No images are to be carried over; print all other material exactly as it stands.

Source code of charts
· · · · ·
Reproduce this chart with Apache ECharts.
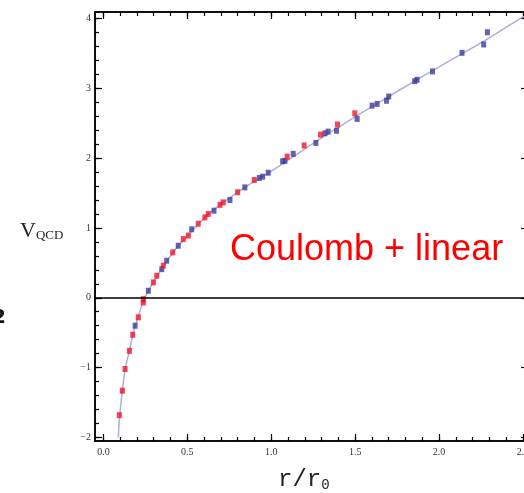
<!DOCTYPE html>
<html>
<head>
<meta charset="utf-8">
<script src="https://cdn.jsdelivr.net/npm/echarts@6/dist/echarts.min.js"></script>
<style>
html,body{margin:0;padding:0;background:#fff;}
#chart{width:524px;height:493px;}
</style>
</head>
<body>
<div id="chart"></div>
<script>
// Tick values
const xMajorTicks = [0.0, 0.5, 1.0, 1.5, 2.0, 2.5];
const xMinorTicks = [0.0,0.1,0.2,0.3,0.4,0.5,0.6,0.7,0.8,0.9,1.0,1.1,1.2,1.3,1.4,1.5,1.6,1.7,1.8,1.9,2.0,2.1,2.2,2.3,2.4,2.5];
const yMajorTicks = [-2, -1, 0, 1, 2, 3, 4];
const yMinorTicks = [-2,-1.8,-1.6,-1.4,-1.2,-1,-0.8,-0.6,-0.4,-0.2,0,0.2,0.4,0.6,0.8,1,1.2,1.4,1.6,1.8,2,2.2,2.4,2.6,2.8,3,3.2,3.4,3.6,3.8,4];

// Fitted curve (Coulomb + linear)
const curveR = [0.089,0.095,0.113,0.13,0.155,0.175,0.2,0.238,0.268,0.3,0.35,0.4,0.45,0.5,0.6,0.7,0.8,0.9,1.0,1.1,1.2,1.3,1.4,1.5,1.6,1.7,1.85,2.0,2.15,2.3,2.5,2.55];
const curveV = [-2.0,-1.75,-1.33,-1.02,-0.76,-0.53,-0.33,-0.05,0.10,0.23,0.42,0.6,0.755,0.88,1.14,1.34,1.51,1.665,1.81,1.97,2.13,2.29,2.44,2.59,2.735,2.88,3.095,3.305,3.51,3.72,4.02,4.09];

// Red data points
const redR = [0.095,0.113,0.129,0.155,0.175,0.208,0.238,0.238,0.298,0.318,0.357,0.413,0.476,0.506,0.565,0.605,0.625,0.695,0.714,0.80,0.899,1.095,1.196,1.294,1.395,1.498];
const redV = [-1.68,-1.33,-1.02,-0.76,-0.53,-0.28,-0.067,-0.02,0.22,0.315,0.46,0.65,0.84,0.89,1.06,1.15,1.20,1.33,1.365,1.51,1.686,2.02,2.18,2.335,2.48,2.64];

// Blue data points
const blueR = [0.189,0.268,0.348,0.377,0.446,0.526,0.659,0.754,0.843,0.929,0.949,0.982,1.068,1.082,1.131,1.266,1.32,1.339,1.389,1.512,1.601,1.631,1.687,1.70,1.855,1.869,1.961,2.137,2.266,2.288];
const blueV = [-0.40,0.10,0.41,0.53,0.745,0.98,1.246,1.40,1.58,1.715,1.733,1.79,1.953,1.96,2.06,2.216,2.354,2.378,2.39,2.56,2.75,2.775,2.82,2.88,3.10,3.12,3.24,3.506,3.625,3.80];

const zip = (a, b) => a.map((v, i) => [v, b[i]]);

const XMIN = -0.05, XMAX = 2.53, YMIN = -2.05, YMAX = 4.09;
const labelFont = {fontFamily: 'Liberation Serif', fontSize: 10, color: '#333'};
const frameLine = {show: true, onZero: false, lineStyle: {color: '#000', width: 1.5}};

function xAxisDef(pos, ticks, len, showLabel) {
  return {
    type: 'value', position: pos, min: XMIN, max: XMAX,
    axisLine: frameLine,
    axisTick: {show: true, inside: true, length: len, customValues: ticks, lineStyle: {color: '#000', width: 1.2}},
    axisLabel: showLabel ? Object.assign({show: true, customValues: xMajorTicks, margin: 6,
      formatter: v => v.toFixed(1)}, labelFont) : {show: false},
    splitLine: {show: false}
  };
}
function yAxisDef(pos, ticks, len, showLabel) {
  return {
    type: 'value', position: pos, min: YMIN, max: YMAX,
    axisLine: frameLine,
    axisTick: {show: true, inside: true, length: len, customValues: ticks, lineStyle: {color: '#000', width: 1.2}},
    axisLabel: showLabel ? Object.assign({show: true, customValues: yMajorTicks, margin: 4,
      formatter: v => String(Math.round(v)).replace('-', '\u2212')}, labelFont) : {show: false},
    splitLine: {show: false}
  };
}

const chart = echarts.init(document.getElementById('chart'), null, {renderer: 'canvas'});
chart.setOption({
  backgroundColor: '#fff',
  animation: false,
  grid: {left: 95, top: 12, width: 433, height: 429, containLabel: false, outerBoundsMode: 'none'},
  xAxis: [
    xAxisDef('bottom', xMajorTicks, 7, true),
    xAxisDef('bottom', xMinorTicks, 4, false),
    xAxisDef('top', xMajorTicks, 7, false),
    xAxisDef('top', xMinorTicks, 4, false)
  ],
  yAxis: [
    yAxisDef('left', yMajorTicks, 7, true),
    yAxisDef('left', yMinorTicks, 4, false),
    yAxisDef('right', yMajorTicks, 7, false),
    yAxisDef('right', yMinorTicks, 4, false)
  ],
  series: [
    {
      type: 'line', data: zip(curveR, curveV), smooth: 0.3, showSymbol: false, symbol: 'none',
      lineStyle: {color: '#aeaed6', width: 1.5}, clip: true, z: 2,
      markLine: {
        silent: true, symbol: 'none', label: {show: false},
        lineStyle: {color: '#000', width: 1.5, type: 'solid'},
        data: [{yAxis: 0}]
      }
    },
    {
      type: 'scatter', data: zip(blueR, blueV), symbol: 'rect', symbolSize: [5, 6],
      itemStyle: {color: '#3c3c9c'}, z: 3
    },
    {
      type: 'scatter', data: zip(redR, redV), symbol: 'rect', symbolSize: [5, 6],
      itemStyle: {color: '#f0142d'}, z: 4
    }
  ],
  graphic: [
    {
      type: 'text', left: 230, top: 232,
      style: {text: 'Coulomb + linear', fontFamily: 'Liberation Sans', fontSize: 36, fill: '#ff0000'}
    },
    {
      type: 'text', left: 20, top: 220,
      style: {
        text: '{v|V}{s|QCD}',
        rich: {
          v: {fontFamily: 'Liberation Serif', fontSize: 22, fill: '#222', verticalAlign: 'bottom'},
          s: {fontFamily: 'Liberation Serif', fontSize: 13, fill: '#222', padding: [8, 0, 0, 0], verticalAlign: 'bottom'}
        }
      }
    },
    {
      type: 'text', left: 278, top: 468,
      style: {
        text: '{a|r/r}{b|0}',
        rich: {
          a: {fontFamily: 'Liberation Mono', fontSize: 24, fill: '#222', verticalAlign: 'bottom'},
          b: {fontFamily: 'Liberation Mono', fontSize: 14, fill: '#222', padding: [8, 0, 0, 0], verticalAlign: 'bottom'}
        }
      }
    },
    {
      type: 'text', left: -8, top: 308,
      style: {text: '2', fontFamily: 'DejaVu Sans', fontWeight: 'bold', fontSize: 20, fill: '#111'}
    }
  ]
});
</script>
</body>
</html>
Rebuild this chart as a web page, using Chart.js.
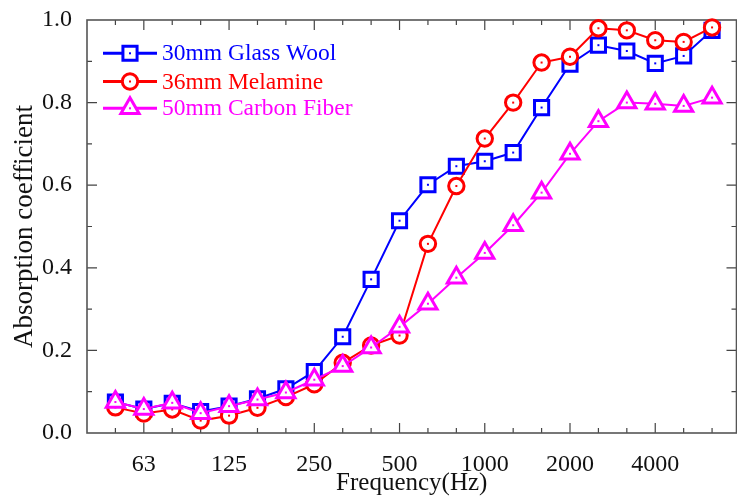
· · · · ·
> _Output for this exercise_:
Reproduce this chart with Apache ECharts.
<!DOCTYPE html>
<html>
<head>
<meta charset="utf-8">
<script src="https://cdn.jsdelivr.net/npm/echarts@6/dist/echarts.min.js"></script>
<style>
html,body{margin:0;padding:0;background:#fff;}
#chart{width:524px;height:493px;}
</style>
</head>
<body>
<div id="chart"></div>
<script>
// Tick values
const xMajorTicks = [0.0, 0.5, 1.0, 1.5, 2.0, 2.5];
const xMinorTicks = [0.0,0.1,0.2,0.3,0.4,0.5,0.6,0.7,0.8,0.9,1.0,1.1,1.2,1.3,1.4,1.5,1.6,1.7,1.8,1.9,2.0,2.1,2.2,2.3,2.4,2.5];
const yMajorTicks = [-2, -1, 0, 1, 2, 3, 4];
const yMinorTicks = [-2,-1.8,-1.6,-1.4,-1.2,-1,-0.8,-0.6,-0.4,-0.2,0,0.2,0.4,0.6,0.8,1,1.2,1.4,1.6,1.8,2,2.2,2.4,2.6,2.8,3,3.2,3.4,3.6,3.8,4];

// Fitted curve (Coulomb + linear)
const curveR = [0.089,0.095,0.113,0.13,0.155,0.175,0.2,0.238,0.268,0.3,0.35,0.4,0.45,0.5,0.6,0.7,0.8,0.9,1.0,1.1,1.2,1.3,1.4,1.5,1.6,1.7,1.85,2.0,2.15,2.3,2.5,2.55];
const curveV = [-2.0,-1.75,-1.33,-1.02,-0.76,-0.53,-0.33,-0.05,0.10,0.23,0.42,0.6,0.755,0.88,1.14,1.34,1.51,1.665,1.81,1.97,2.13,2.29,2.44,2.59,2.735,2.88,3.095,3.305,3.51,3.72,4.02,4.09];

// Red data points
const redR = [0.095,0.113,0.129,0.155,0.175,0.208,0.238,0.238,0.298,0.318,0.357,0.413,0.476,0.506,0.565,0.605,0.625,0.695,0.714,0.80,0.899,1.095,1.196,1.294,1.395,1.498];
const redV = [-1.68,-1.33,-1.02,-0.76,-0.53,-0.28,-0.067,-0.02,0.22,0.315,0.46,0.65,0.84,0.89,1.06,1.15,1.20,1.33,1.365,1.51,1.686,2.02,2.18,2.335,2.48,2.64];

// Blue data points
const blueR = [0.189,0.268,0.348,0.377,0.446,0.526,0.659,0.754,0.843,0.929,0.949,0.982,1.068,1.082,1.131,1.266,1.32,1.339,1.389,1.512,1.601,1.631,1.687,1.70,1.855,1.869,1.961,2.137,2.266,2.288];
const blueV = [-0.40,0.10,0.41,0.53,0.745,0.98,1.246,1.40,1.58,1.715,1.733,1.79,1.953,1.96,2.06,2.216,2.354,2.378,2.39,2.56,2.75,2.775,2.82,2.88,3.10,3.12,3.24,3.506,3.625,3.80];

const zip = (a, b) => a.map((v, i) => [v, b[i]]);

const XMIN = -0.05, XMAX = 2.53, YMIN = -2.05, YMAX = 4.09;
const labelFont = {fontFamily: 'Liberation Serif', fontSize: 10, color: '#333'};
const frameLine = {show: true, onZero: false, lineStyle: {color: '#000', width: 1.5}};

function xAxisDef(pos, ticks, len, showLabel) {
  return {
    type: 'value', position: pos, min: XMIN, max: XMAX,
    axisLine: frameLine,
    axisTick: {show: true, inside: true, length: len, customValues: ticks, lineStyle: {color: '#000', width: 1.2}},
    axisLabel: showLabel ? Object.assign({show: true, customValues: xMajorTicks, margin: 6,
      formatter: v => v.toFixed(1)}, labelFont) : {show: false},
    splitLine: {show: false}
  };
}
function yAxisDef(pos, ticks, len, showLabel) {
  return {
    type: 'value', position: pos, min: YMIN, max: YMAX,
    axisLine: frameLine,
    axisTick: {show: true, inside: true, length: len, customValues: ticks, lineStyle: {color: '#000', width: 1.2}},
    axisLabel: showLabel ? Object.assign({show: true, customValues: yMajorTicks, margin: 4,
      formatter: v => String(Math.round(v)).replace('-', '\u2212')}, labelFont) : {show: false},
    splitLine: {show: false}
  };
}

const chart = echarts.init(document.getElementById('chart'), null, {renderer: 'canvas'});
chart.setOption({
  backgroundColor: '#fff',
  animation: false,
  grid: {left: 95, top: 12, width: 433, height: 429, containLabel: false, outerBoundsMode: 'none'},
  xAxis: [
    xAxisDef('bottom', xMajorTicks, 7, true),
    xAxisDef('bottom', xMinorTicks, 4, false),
    xAxisDef('top', xMajorTicks, 7, false),
    xAxisDef('top', xMinorTicks, 4, false)
  ],
  yAxis: [
    yAxisDef('left', yMajorTicks, 7, true),
    yAxisDef('left', yMinorTicks, 4, false),
    yAxisDef('right', yMajorTicks, 7, false),
    yAxisDef('right', yMinorTicks, 4, false)
  ],
  series: [
    {
      type: 'line', data: zip(curveR, curveV), smooth: 0.3, showSymbol: false, symbol: 'none',
      lineStyle: {color: '#aeaed6', width: 1.5}, clip: true, z: 2,
      markLine: {
        silent: true, symbol: 'none', label: {show: false},
        lineStyle: {color: '#000', width: 1.5, type: 'solid'},
        data: [{yAxis: 0}]
      }
    },
    {
      type: 'scatter', data: zip(blueR, blueV), symbol: 'rect', symbolSize: [5, 6],
      itemStyle: {color: '#3c3c9c'}, z: 3
    },
    {
      type: 'scatter', data: zip(redR, redV), symbol: 'rect', symbolSize: [5, 6],
      itemStyle: {color: '#f0142d'}, z: 4
    }
  ],
  graphic: [
    {
      type: 'text', left: 230, top: 232,
      style: {text: 'Coulomb + linear', fontFamily: 'Liberation Sans', fontSize: 36, fill: '#ff0000'}
    },
    {
      type: 'text', left: 20, top: 220,
      style: {
        text: '{v|V}{s|QCD}',
        rich: {
          v: {fontFamily: 'Liberation Serif', fontSize: 22, fill: '#222', verticalAlign: 'bottom'},
          s: {fontFamily: 'Liberation Serif', fontSize: 13, fill: '#222', padding: [8, 0, 0, 0], verticalAlign: 'bottom'}
        }
      }
    },
    {
      type: 'text', left: 278, top: 468,
      style: {
        text: '{a|r/r}{b|0}',
        rich: {
          a: {fontFamily: 'Liberation Mono', fontSize: 24, fill: '#222', verticalAlign: 'bottom'},
          b: {fontFamily: 'Liberation Mono', fontSize: 14, fill: '#222', padding: [8, 0, 0, 0], verticalAlign: 'bottom'}
        }
      }
    },
    {
      type: 'text', left: -8, top: 308,
      style: {text: '2', fontFamily: 'DejaVu Sans', fontWeight: 'bold', fontSize: 20, fill: '#111'}
    }
  ]
});
</script>
</body>
</html>
Rebuild this chart as a web page, using Chart.js.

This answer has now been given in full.